Sixty percent (60%) of the cases dealt with at the Believers Broadcasting Network (BBN) Counselling Centre are depression related, said Ransford Wright, the Chief Executive Officer (CEO) of the network.
In an interview at the Grassroots Gender Empowerment Movement Training Centre hall, John Street, on Monday at the launch of a four-day Christian Counselling Training, supported by ‘Reach Beyond’, Mr. Wright explained that the idea of having a working Counselling Centre was borne out of a radio programme.
He explained that though counselling is new as “its not part of our culture, however, people have been introduced to it and it’s taking root gradually.”
He alluded to the fact that they’ve been able to “interact with over 6,000 people over the years.” Physically, over 3,000 people have walked into the Centre and received counselling service, while on radio thousands have called for counselling on problems, issues and challenges.
He highlighted that depression is one of the most common cases reported at the Centre, noting that a huge number of cases are depression related followed by marital and parental issues. Mr. Wright revealed that HIV/AIDS related issues and Child abuse are on a down low.
He noted that career guidance is also another key area that the Centre examines.
“You have lots of young graduates who are depressed because they are unemployed and some of them thought they might have made the wrong career choice.”
He noted that one of their approaches in proving career guidance services is to work with the secondary schools. “We would be engaging the parents through the radio, educating them on how to help their children select better careers.
This will in fact help parents to save a lot because it makes no sense after studying for four years at the university you are unable to practice productively what you’ve studied, he explained.

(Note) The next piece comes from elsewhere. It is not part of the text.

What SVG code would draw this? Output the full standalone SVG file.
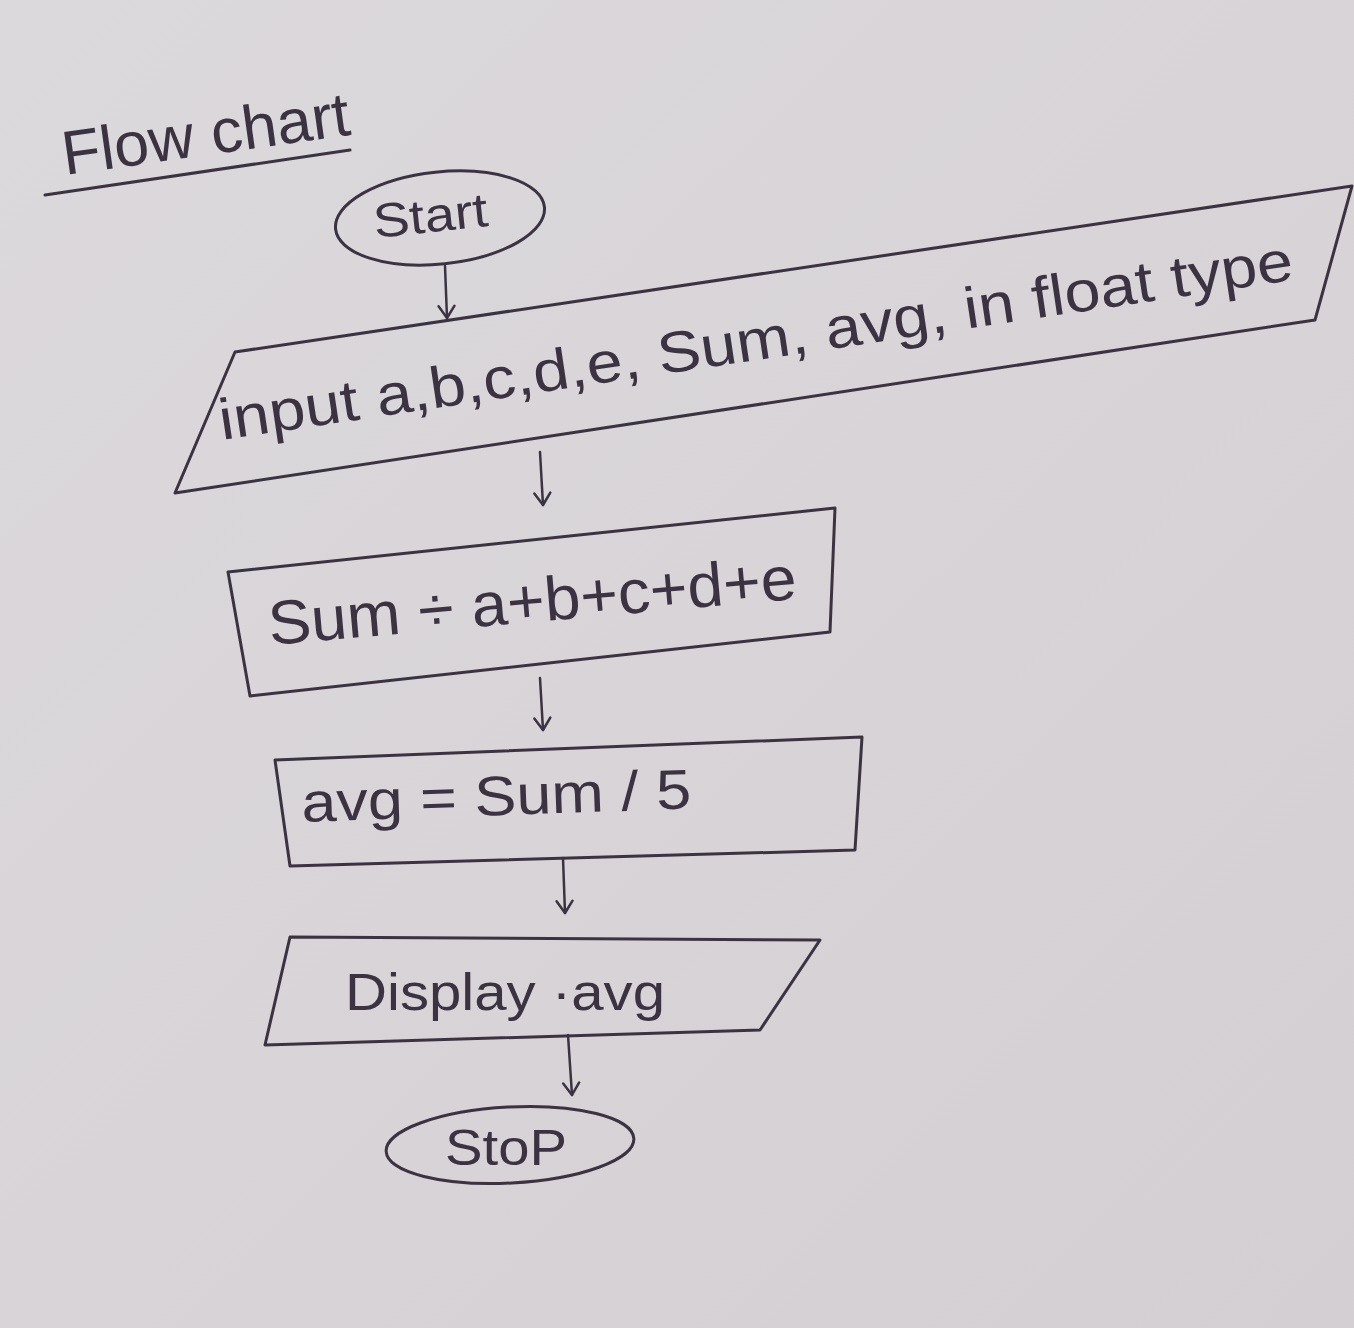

Speaking about the achievement of the Centre since its inception in 2012, Mr. Wright explained that the achievement of the Centre could be assessed by the number of people that have benefited from the services; we do have testimonies. Notwithstanding, he emphasized “one of the things about counselling is the fact that confidentiality is key so because of confidentiality we don’t bring people forward and people don’t like to come forward to testify, since most of these issues are personal issues that doesn’t have to go public,” he stressed. “Nevertheless, the impact is tremendous, and the feedback is massive,” he said.
Reach Beyond volunteer, Kenny Dennis said he is humbled and honoured to be part of the training, adding that he would not only be sharing knowledge, but would also be learning a lot in the process.
Reach beyond International Health Care Vice President, Shila Leech, said she is happy to be back in Sierra Leone. She expressed admiration of Sierra Leoneans resilience in fighting and ending ebola, also noting that those participants who would be undergoing the training would serve as a channel of hope and blessing for this nation.